The drawing came less than a week after Moe received 246 votes on Election Day, the same number as Kristin DeArruda Wharton.

State law requires that a tie election be decided by a “lot’’ giving each side equal chances to win.

Most tie elections are decided by a coin flip. Cook County was hoping to be a little different and use the letters “A” and “Z” from a Scrabble board game, with “Z” winning because it has a higher point total in the game.

“But somebody noted that they might be able to feel the difference between the Scrabble pieces, so I ended up using some cubes - they are shaped like dice - from a trivia game my niece gave me,’’ said Braidy Powers, Cook County auditor. “There was absolutely no difference to them except the color.”

Powers decided that, since it was such a “red state’’ landslide election this year, that the red cube would be the winner. Moe picked it.

DeArruda Wharton, following state guidelines, immediately requested a recount of the original vote. The recount took less than 90 minutes “and came up with the exact same results.

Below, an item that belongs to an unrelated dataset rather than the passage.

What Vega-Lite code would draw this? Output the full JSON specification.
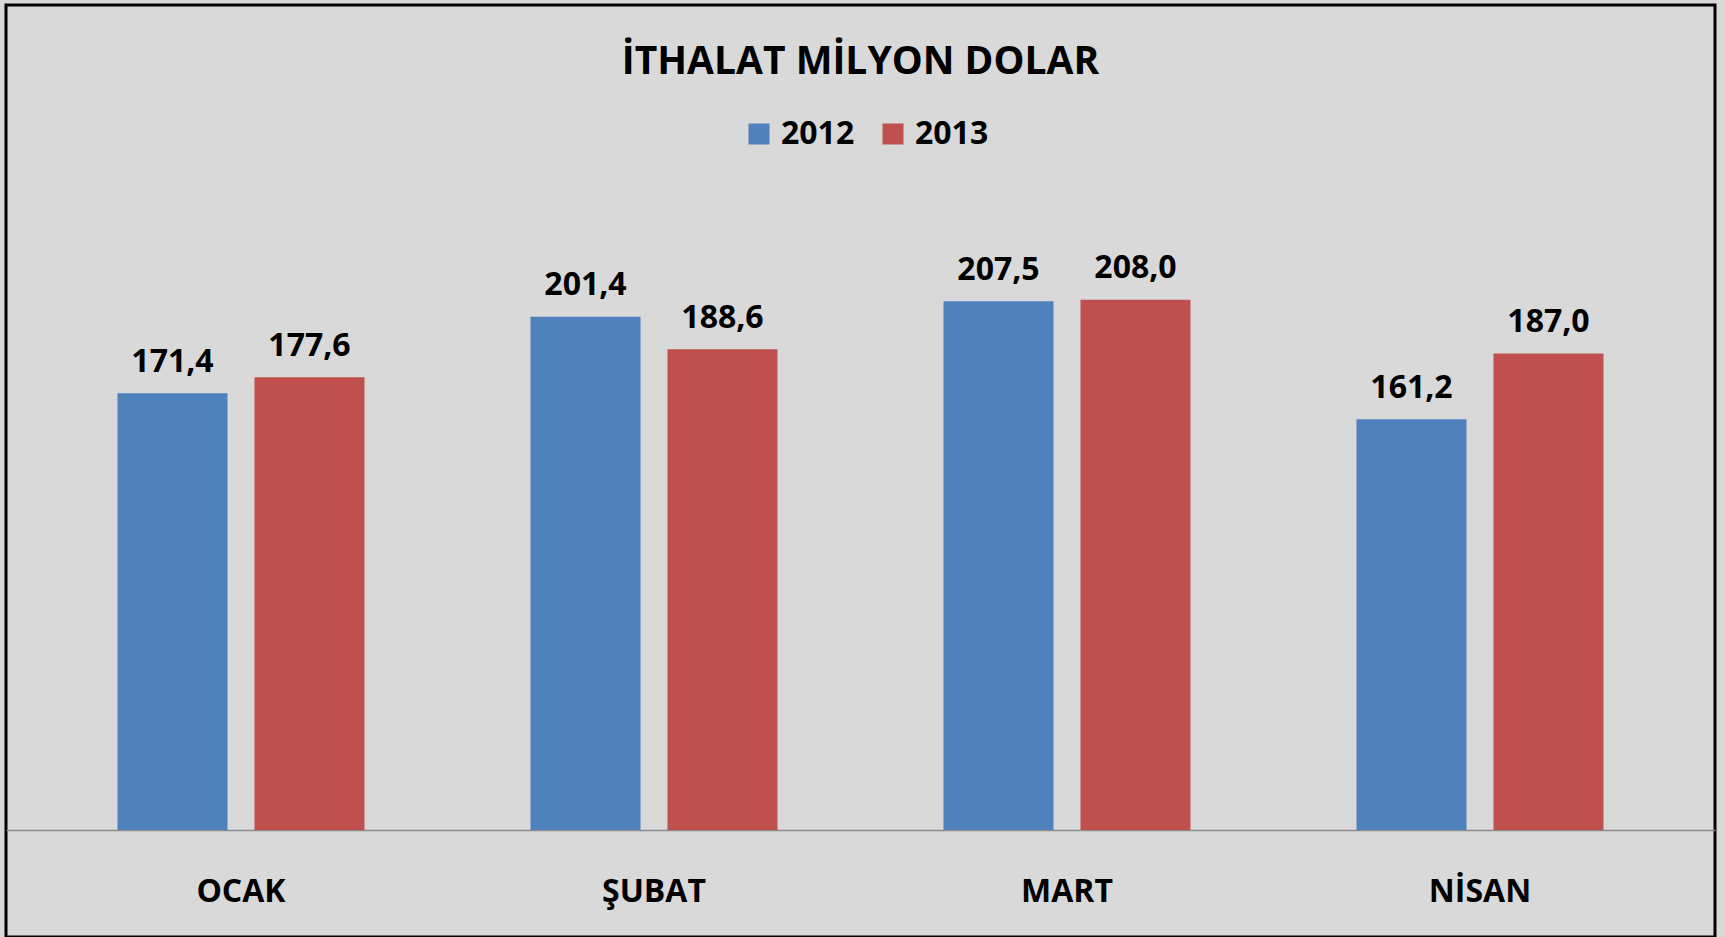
{
  "$schema": "https://vega.github.io/schema/vega-lite/v6.json",
  "width": 1709,
  "height": 932,
  "autosize": "none",
  "padding": {"left": 6, "top": 5, "right": 10, "bottom": 0},
  "background": "#D9D9D9",
  "config": {
    "view": {"stroke": "#000000", "strokeWidth": 3, "fill": "#D9D9D9"},
    "font": "Open Sans"
  },
  "title": {
    "text": "İTHALAT MİLYON DOLAR",
    "font": "Open Sans",
    "fontSize": 39,
    "fontWeight": "bold",
    "color": "#000000",
    "anchor": "middle",
    "frame": "group",
    "offset": -108,
    "baseline": "alphabetic"
  },
  "data": {
    "values": [
      {"month": "OCAK", "year": "2012", "value": 171.4, "label": "171,4"},
      {"month": "OCAK", "year": "2013", "value": 177.6, "label": "177,6"},
      {"month": "ŞUBAT", "year": "2012", "value": 201.4, "label": "201,4"},
      {"month": "ŞUBAT", "year": "2013", "value": 188.6, "label": "188,6"},
      {"month": "MART", "year": "2012", "value": 207.5, "label": "207,5"},
      {"month": "MART", "year": "2013", "value": 208.0, "label": "208,0"},
      {"month": "NİSAN", "year": "2012", "value": 161.2, "label": "161,2"},
      {"month": "NİSAN", "year": "2013", "value": 187.0, "label": "187,0"}
    ]
  },
  "layer": [
    {
      "mark": {"type": "bar"},
      "encoding": {
        "x": {
          "field": "month",
          "type": "nominal",
          "sort": ["OCAK", "ŞUBAT", "MART", "NİSAN"],
          "scale": {"paddingInner": 0, "paddingOuter": 0.069},
          "axis": {
            "title": null,
            "domain": true,
            "domainColor": "#8C8C8C",
            "domainWidth": 1.5,
            "ticks": false,
            "tickSize": 0,
            "grid": false,
            "labelAngle": 0,
            "labelFont": "Open Sans",
            "labelFontSize": 32,
            "labelFontWeight": "bold",
            "labelColor": "#000000",
            "labelPadding": 71,
            "labelBaseline": "alphabetic",
            "offset": -107
          }
        },
        "xOffset": {
          "field": "year",
          "type": "nominal",
          "scale": {"paddingInner": 0.197, "paddingOuter": 0.606}
        },
        "y": {
          "field": "value",
          "type": "quantitative",
          "scale": {"domain": [-42, 323.7], "nice": false, "zero": false},
          "axis": null
        },
        "y2": {"datum": 0},
        "color": {
          "field": "year",
          "type": "nominal",
          "scale": {"domain": ["2012", "2013"], "range": ["#4F81BD", "#C0504D"]},
          "legend": {
            "title": null,
            "orient": "none",
            "legendX": 737,
            "legendY": 113,
            "direction": "horizontal",
            "symbolType": "square",
            "symbolSize": 441,
            "symbolStrokeWidth": 0,
            "labelFont": "Open Sans",
            "labelFontSize": 32,
            "labelFontWeight": "bold",
            "labelColor": "#000000",
            "labelOffset": 6,
            "columnPadding": 22,
            "padding": 0
          }
        }
      }
    },
    {
      "mark": {
        "type": "text",
        "dy": -21.5,
        "baseline": "alphabetic",
        "align": "center",
        "font": "Open Sans",
        "fontSize": 32,
        "fontWeight": "bold",
        "color": "#000000"
      },
      "encoding": {
        "x": {
          "field": "month",
          "type": "nominal",
          "sort": ["OCAK", "ŞUBAT", "MART", "NİSAN"]
        },
        "xOffset": {
          "field": "year",
          "type": "nominal"
        },
        "y": {"field": "value", "type": "quantitative"},
        "text": {"field": "label", "type": "nominal"}
      }
    }
  ]
}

No change,’’ Powers said.

“People up here are boringly accurate with how they fill out their little ovals on their ballots,’’ Powers noted.

The 1st District covers eastern Cook County, the very tip of Minnesota’s Arrowhead, and includes Grand Portage, Hovland and Colvill.

Moe, a dog musher, former state lawmaker and environmental activist, will take his post in January. DeArruda is a nurse, farmer, mother and longtime resident of the county.

Western Cook County race within five votes

Western Cook County also saw a close race, for the 5th District county commissioner spot, with incumbent Bruce Martinson losing to challenger Ginny Storlie by a five-vote margin, 303 to 298.

Despite the close margin, however, the race doesn’t qualify for a publicly funded recount - the margin would have had to be only three votes, Powers said. If Martinson wants to pay for the county auditor to recount, Powers said his office will oblige.

Martinson has until Friday to decide, Powers said, “but I think he’s leaning against it now because the 1st District recount didn’t show any differences at all.”